# Records to use:
——————

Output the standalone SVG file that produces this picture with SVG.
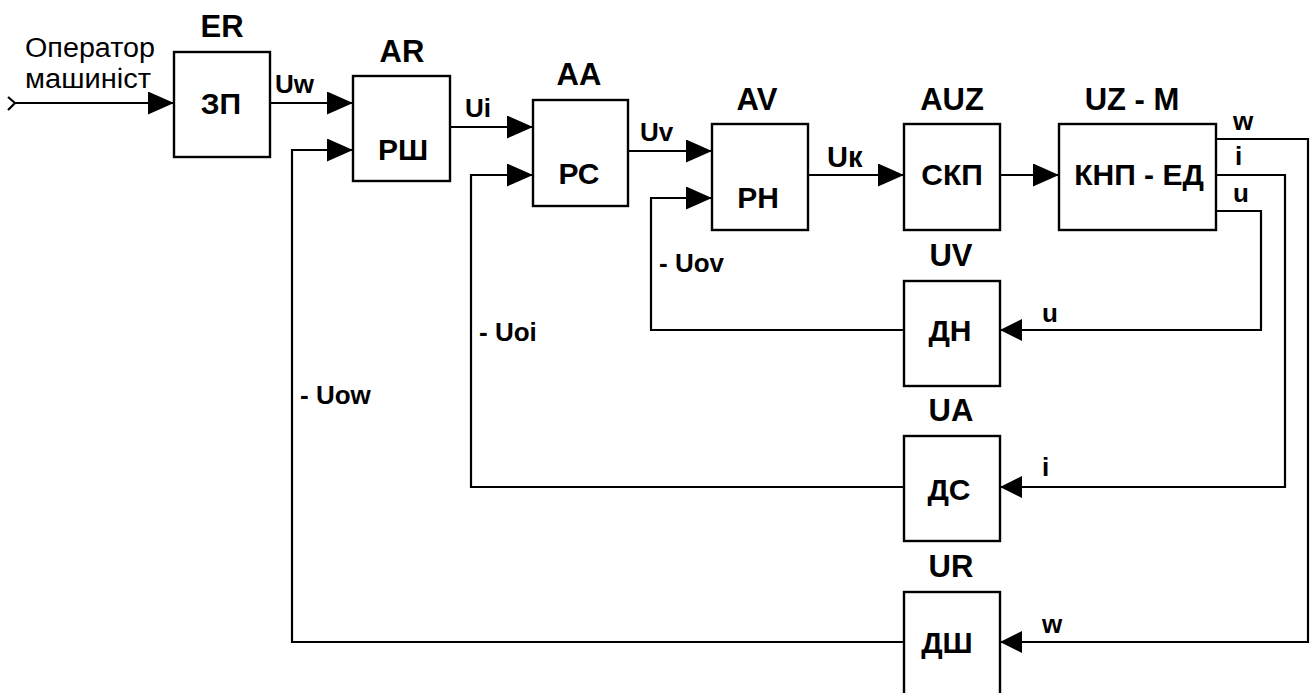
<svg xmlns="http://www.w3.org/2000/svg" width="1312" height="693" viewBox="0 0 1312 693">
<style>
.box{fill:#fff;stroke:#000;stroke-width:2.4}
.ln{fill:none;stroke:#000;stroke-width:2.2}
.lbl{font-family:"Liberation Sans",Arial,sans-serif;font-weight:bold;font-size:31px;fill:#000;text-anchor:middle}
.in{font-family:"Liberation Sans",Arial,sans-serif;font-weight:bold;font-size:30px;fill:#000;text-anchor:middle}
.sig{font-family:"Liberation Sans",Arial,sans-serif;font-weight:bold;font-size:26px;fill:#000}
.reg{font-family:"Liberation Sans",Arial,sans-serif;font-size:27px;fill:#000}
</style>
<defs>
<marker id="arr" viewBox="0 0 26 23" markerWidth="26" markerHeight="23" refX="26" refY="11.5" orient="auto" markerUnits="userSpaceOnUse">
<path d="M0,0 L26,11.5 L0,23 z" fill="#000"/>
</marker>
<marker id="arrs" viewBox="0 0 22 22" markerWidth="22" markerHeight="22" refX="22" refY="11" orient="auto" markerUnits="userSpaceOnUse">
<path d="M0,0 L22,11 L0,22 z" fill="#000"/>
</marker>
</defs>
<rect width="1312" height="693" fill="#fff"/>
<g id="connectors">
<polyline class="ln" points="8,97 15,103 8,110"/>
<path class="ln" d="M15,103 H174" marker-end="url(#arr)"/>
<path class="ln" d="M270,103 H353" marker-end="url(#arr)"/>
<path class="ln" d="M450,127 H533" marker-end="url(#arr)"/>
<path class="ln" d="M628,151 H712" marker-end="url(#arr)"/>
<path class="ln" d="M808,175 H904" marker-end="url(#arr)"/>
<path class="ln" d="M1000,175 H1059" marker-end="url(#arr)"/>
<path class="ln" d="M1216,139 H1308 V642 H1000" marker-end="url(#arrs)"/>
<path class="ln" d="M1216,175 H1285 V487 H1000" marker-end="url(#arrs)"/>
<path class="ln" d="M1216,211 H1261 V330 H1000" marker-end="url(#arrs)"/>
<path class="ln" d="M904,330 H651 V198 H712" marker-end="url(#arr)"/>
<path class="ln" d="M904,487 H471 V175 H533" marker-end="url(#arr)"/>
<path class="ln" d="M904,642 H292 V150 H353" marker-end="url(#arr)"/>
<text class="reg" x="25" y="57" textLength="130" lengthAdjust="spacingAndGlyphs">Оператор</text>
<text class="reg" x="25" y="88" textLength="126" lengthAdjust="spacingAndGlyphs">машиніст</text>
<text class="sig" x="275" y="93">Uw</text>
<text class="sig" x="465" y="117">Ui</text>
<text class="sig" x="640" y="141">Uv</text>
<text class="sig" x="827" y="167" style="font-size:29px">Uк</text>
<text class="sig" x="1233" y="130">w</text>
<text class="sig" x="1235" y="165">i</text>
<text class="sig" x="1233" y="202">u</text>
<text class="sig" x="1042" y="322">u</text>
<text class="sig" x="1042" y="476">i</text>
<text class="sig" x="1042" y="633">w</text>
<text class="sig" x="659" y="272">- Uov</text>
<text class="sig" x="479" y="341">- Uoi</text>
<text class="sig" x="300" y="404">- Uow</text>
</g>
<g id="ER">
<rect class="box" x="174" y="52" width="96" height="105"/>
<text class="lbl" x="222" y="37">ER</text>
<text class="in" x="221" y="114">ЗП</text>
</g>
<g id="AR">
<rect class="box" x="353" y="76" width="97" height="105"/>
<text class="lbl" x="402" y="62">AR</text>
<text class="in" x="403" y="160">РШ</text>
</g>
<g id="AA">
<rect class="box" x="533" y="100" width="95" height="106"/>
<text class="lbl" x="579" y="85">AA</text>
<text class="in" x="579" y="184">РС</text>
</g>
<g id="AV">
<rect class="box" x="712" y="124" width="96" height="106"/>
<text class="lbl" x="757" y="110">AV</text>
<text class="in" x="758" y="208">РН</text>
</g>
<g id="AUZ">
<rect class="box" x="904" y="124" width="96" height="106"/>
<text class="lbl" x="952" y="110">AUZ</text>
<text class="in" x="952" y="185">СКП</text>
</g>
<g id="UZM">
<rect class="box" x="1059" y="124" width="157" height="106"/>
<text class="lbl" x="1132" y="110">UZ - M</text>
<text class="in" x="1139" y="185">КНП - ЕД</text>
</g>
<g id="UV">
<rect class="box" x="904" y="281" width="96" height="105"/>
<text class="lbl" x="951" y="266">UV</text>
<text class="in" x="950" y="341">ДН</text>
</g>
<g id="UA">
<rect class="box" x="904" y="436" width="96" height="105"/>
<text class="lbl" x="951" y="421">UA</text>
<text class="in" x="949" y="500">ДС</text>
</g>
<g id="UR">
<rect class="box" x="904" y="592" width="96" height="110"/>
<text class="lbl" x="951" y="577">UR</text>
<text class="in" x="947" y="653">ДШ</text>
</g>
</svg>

——————

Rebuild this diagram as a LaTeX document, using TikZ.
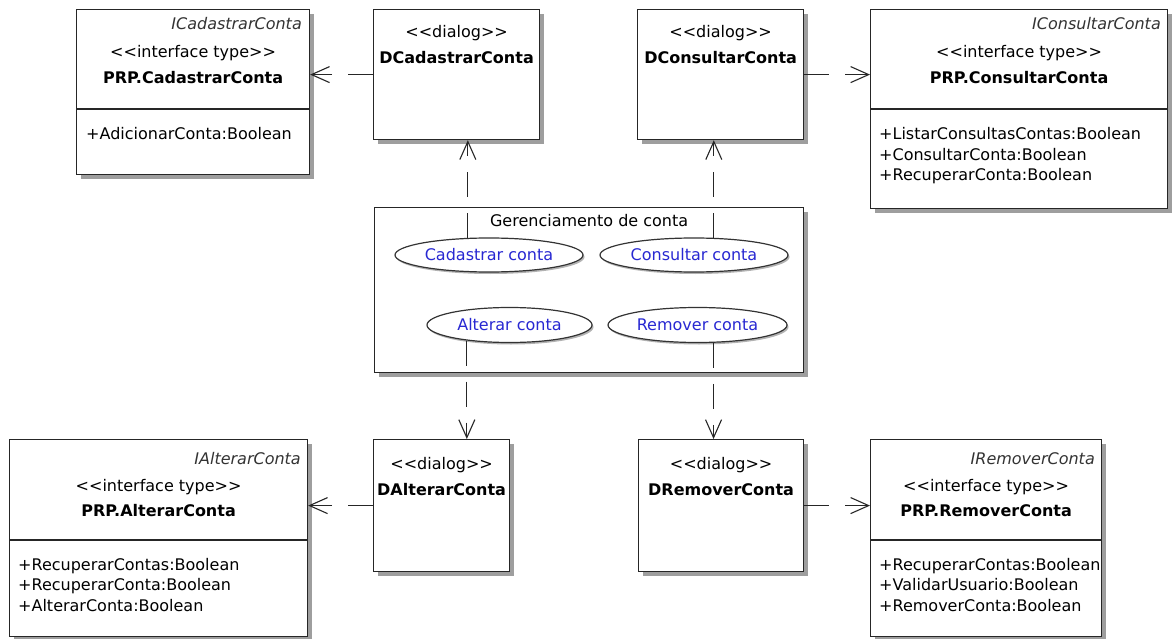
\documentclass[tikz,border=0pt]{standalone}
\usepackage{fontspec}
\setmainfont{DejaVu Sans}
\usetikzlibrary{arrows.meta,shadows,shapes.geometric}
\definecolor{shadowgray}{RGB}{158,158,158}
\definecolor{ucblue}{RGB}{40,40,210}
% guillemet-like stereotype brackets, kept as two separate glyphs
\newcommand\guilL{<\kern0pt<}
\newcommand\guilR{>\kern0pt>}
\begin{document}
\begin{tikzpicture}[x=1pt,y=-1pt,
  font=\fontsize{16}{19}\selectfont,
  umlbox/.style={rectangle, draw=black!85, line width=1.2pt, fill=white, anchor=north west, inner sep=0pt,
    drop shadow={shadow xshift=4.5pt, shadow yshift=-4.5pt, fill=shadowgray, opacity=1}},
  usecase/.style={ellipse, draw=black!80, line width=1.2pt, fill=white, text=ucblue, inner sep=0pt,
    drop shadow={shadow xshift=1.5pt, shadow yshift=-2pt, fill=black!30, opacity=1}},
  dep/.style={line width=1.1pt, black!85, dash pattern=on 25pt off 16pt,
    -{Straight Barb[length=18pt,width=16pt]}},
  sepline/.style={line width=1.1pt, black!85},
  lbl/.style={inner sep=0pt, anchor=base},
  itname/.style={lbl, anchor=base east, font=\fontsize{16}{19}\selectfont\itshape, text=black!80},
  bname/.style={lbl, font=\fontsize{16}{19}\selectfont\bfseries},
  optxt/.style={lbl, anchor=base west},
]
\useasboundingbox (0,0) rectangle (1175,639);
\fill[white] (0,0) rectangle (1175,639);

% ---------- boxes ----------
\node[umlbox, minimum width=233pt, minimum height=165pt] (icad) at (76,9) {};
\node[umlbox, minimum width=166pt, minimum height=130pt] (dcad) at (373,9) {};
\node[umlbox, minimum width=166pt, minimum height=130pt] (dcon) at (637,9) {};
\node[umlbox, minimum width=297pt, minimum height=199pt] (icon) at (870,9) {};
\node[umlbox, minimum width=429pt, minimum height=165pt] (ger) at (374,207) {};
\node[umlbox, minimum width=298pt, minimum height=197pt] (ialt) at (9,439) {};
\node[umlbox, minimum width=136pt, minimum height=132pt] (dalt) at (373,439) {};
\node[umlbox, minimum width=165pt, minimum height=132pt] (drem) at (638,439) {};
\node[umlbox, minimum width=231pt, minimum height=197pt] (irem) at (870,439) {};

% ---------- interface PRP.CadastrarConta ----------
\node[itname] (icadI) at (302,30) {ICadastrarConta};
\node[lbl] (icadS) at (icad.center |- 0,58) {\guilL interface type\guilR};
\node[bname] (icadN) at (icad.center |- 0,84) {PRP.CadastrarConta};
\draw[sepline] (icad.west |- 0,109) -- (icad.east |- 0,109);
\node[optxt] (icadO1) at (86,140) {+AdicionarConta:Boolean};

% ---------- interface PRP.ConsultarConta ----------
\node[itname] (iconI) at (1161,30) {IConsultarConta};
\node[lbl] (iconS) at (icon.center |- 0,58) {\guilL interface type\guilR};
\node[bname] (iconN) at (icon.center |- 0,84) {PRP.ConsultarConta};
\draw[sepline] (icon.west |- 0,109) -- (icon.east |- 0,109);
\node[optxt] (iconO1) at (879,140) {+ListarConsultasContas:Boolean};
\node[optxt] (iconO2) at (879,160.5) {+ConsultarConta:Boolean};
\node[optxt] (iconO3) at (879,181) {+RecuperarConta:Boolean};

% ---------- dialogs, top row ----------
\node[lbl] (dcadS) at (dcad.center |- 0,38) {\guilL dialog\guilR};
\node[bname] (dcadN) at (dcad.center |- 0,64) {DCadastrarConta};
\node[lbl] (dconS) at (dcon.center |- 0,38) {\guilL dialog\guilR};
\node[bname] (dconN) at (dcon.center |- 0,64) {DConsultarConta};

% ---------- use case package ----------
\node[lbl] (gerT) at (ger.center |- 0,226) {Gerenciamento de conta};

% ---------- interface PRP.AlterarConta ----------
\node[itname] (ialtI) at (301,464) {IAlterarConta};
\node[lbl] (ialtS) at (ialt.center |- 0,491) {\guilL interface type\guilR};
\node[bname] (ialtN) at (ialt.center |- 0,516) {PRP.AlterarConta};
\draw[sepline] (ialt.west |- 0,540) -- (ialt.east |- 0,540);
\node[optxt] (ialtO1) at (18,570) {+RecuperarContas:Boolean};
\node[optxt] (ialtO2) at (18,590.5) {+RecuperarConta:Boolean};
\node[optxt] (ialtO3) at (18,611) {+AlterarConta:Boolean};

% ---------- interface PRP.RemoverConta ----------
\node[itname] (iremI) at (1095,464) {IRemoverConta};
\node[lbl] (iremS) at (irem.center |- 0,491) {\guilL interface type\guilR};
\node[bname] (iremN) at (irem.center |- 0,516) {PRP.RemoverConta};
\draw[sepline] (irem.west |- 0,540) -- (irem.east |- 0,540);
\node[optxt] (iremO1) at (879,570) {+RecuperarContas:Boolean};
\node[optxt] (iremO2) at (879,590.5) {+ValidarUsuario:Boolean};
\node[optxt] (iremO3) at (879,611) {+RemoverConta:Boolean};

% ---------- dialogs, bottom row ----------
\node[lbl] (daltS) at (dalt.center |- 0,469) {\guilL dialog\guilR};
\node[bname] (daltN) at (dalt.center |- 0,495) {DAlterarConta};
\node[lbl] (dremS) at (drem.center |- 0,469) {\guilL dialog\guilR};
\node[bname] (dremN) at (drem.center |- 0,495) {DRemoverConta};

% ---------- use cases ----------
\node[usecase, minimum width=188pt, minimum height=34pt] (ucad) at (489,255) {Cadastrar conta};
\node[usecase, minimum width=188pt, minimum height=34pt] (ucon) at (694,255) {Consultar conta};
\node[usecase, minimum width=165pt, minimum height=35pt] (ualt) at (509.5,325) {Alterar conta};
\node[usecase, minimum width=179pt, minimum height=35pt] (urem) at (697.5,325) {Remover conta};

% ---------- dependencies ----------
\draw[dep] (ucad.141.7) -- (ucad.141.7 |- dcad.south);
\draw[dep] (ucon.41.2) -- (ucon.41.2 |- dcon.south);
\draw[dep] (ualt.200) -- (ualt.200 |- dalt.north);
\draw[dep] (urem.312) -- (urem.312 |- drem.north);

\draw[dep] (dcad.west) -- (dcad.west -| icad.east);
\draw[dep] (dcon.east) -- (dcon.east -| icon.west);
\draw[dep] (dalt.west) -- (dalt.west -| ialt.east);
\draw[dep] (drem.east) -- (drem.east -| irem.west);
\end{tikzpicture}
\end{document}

——————

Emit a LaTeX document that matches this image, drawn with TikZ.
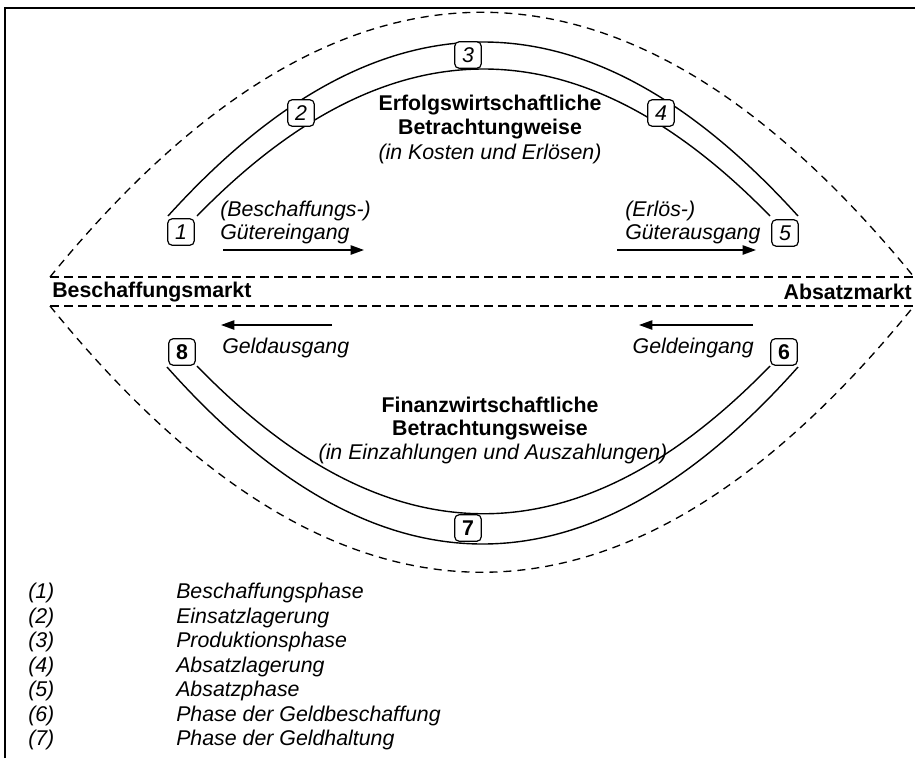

——————

# Aim:
Find the word "that" and list each line it appears in.

# The answer:
Output the standalone SVG file that produces this picture with SVG.
Emit a LaTeX document that matches this image, drawn with TikZ.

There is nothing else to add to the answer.